As Jordan Henderson left the field in the 61st minute against Sunderland, Lucas Leiva would have been excused for breathing a sigh of relief. The heat is off, a new whipping boy is in town.
Henderson has received some harsh treatment on radio phone-ins, message boards and on Twitter since his first competitive hour in a Liverpool shirt.
In assessing whether this criticism is justified, the first place to look at is his distribution. His pass completion rate against Sunderland was 88%, the highest in the team. Here is where stats can be deceptive. Henderson only made 31 passes in the entire game. As a point of reference, Charlie Adam made 63. Of his 31 passes, just 8 were played forwards (24%). To use Adam as the reference point again, of his 56 passes 33 were played forwards (59%). This is a remarkable difference. The high pass completion rate emphasises where things went wrong for Henderson: he was so afraid of making a mistake that inertia set in.

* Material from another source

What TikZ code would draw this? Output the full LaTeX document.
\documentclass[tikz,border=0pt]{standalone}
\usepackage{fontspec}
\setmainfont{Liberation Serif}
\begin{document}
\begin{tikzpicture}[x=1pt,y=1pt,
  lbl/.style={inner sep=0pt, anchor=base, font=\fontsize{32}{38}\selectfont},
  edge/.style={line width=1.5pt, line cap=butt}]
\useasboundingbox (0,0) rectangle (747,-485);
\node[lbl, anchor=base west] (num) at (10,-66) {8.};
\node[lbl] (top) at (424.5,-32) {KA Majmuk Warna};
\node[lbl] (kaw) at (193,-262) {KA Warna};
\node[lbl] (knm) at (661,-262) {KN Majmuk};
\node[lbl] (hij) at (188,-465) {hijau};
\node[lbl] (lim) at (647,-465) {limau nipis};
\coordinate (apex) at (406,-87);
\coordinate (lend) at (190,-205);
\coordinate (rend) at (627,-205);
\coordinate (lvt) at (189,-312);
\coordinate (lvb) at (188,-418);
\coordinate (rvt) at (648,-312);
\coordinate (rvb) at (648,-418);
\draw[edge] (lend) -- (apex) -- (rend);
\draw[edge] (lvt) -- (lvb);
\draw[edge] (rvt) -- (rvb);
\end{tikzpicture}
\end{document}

His ineffectiveness with the ball proven, let’s look at how he performed when we were chasing the game. Henderson was involved in just 4 50-50s. In comparison, Adam was involved in 17. Adam won 47% of his possession duals whilst Henderson won none. This adds weight to the rants about Henderson being a bit frigid when it comes to getting stuck in. It would be great to see how Henderson performed in aerial duals, but he was not involved in any. The same goes for shooting: he had no shots on or off target. Tackling? One, and it was unsuccessful.

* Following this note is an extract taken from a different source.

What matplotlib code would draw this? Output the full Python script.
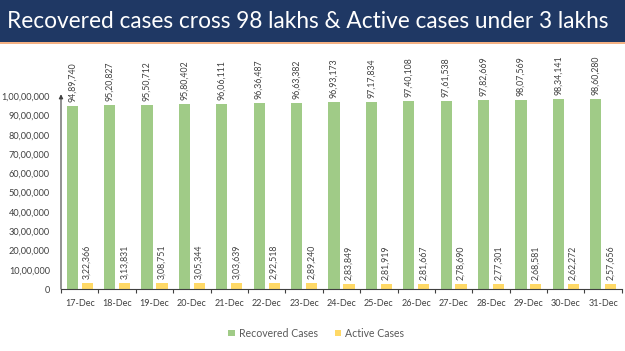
import matplotlib
matplotlib.use("Agg")
import matplotlib.pyplot as plt
import numpy as np
from matplotlib.patches import Rectangle

# data
dates = ["17-Dec", "18-Dec", "19-Dec", "20-Dec", "21-Dec", "22-Dec", "23-Dec", "24-Dec",
         "25-Dec", "26-Dec", "27-Dec", "28-Dec", "29-Dec", "30-Dec", "31-Dec"]
recovered = [9489740, 9520827, 9550712, 9580402, 9606111, 9636487, 9663382, 9693173,
             9717834, 9740108, 9761538, 9782669, 9807569, 9834141, 9860280]
active = [322366, 313831, 308751, 305344, 303639, 292518, 289240, 283849,
          281919, 281667, 278690, 277301, 268581, 262272, 257656]
y_ticks = [0, 1000000, 2000000, 3000000, 4000000, 5000000, 6000000, 7000000,
           8000000, 9000000, 10000000]
title = "Recovered cases cross 98 lakhs & Active cases under 3 lakhs"

green = "#A0CB87"
yellow = "#FFD966"
navy = "#1F3864"
grey_txt = "#404040"

plt.rcParams['font.family'] = ['Lato', 'DejaVu Sans']


def indian(n):
    # 9489740 -> 94,89,740
    s = str(int(n))
    if len(s) <= 3:
        return s
    head, tail = s[:-3], s[-3:]
    parts = []
    while len(head) > 2:
        parts.insert(0, head[-2:])
        head = head[:-2]
    if head:
        parts.insert(0, head)
    return ",".join(parts + [tail])


fig = plt.figure(figsize=(6.25, 3.51), dpi=100)
fig.patch.set_facecolor("white")

# title banner
fig.patches.append(Rectangle((0, 0.880), 1, 0.12, transform=fig.transFigure,
                             facecolor=navy, edgecolor="none", zorder=0))
fig.patches.append(Rectangle((0, 0.876), 1, 0.005, transform=fig.transFigure,
                             facecolor="#F4B183", edgecolor="none", zorder=0))
fig.text(0.492, 0.940, title, color="white", fontsize=16.3, ha="center", va="center")

ax = fig.add_axes([0.0976, 0.1766, 0.8974, 0.5494])
x = np.arange(len(dates))
w = 0.3
ax.bar(x - 0.2, recovered, w, color=green, label="Recovered Cases", zorder=2)
ax.bar(x + 0.2, active, w, color=yellow, label="Active Cases", zorder=2)

for xi, v in zip(x, recovered):
    ax.annotate(indian(v), (xi - 0.2, v), xytext=(0, 4), textcoords="offset pixels",
                rotation=90, ha="center", va="bottom", fontsize=6.3, color=grey_txt,
                annotation_clip=False)
for xi, v in zip(x, active):
    ax.annotate(indian(v), (xi + 0.2, v), xytext=(0, 4), textcoords="offset pixels",
                rotation=90, ha="center", va="bottom", fontsize=6.3, color=grey_txt,
                annotation_clip=False)

ax.set_xlim(-0.5, len(dates) - 0.5)
ax.set_ylim(0, 10000000)
ax.set_yticks(y_ticks)
ax.set_yticklabels([indian(t) for t in y_ticks], fontsize=6.6, color=grey_txt)
ax.set_xticks(x)
ax.set_xticklabels(dates, fontsize=6.5, color=grey_txt)
ax.set_xticks(np.arange(len(dates) + 1) - 0.5, minor=True)
ax.tick_params(axis="x", which="major", length=0, pad=7)
ax.tick_params(axis="x", which="minor", length=3, color="#404040", width=0.8)
ax.tick_params(axis="y", length=0, pad=8)

for s in ["top", "right", "left"]:
    ax.spines[s].set_visible(False)
ax.spines["bottom"].set_color("#404040")
ax.spines["bottom"].set_linewidth(0.8)

# y axis line with arrow head at the top
ax.annotate("", xy=(0, 1.01), xytext=(0, 0), xycoords="axes fraction",
            textcoords="axes fraction",
            arrowprops=dict(arrowstyle="-|>", color="#404040", lw=0.8,
                            mutation_scale=6, shrinkA=0, shrinkB=0))

fig.legend(loc="center", bbox_to_anchor=(0.506, 0.051), ncol=2, frameon=False,
           fontsize=7.6, handlelength=0.6, handleheight=0.6, columnspacing=1.6,
           handletextpad=0.4, labelcolor="#595959")

plt.savefig("out.png", dpi=100)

The verdict watching the match was that Henderson did not do a great deal against Sunderland. The verdict from the statistical analysis proves this point conclusively
Kenny Dalglish is the type of manager who will put his arms around the shoulder of a player who is struggling. He understands better than most the importance of confidence. Dropping Henderson after that display could have set him back months. It was no surprise, then, that Henderson got a chance to redeem himself against Arsenal.
An analysis of his first full game for Liverpool helps us understand whether Kenny was right to stick with Henderson despite his abysmal display against Sunderland.
Henderson made a total of 59 passes against Arsenal, double the amount he managed against Sunderland. Impressively, his pass completion was 90% and importantly 24 of his passes went forwards. The improvement here is exponential and shows that Henderson has the ability to understand his development areas and make positive changes. This is a very important attribute for a young player to possess.
Henderson’s all round display was better against Arsenal than it was against Sunderland. He created 2 chances, made 2 successful interceptions and even managed a shot on target.
However, Henderson still has a long way to go if he is to become the complete midfield powerhouse. He lost all 5 of the 50-50s he went in for, meaning that he now has a record of attempting 9 50-50 challenges and losing every single one of them.
He was not involved in any aerial duals meaning that, astonishingly, he is still to attempt to jump for a header against an opponent in a Liverpool shirt. He failed to make a single successful tackle in the entire match. Henderson again offered plenty of ammunition for those fans looking for a new whipping boy.
The key point to take away is that he is improving, and will continue to improve. At the age of 21 he has time on his side. Patience is vital. We have to be really careful as fans not to crucify Henderson the way we did with Lucas. Stick by him and we could have another Steve Gerrard on our hands. Turn against him and we could be left with Steve Sidwell.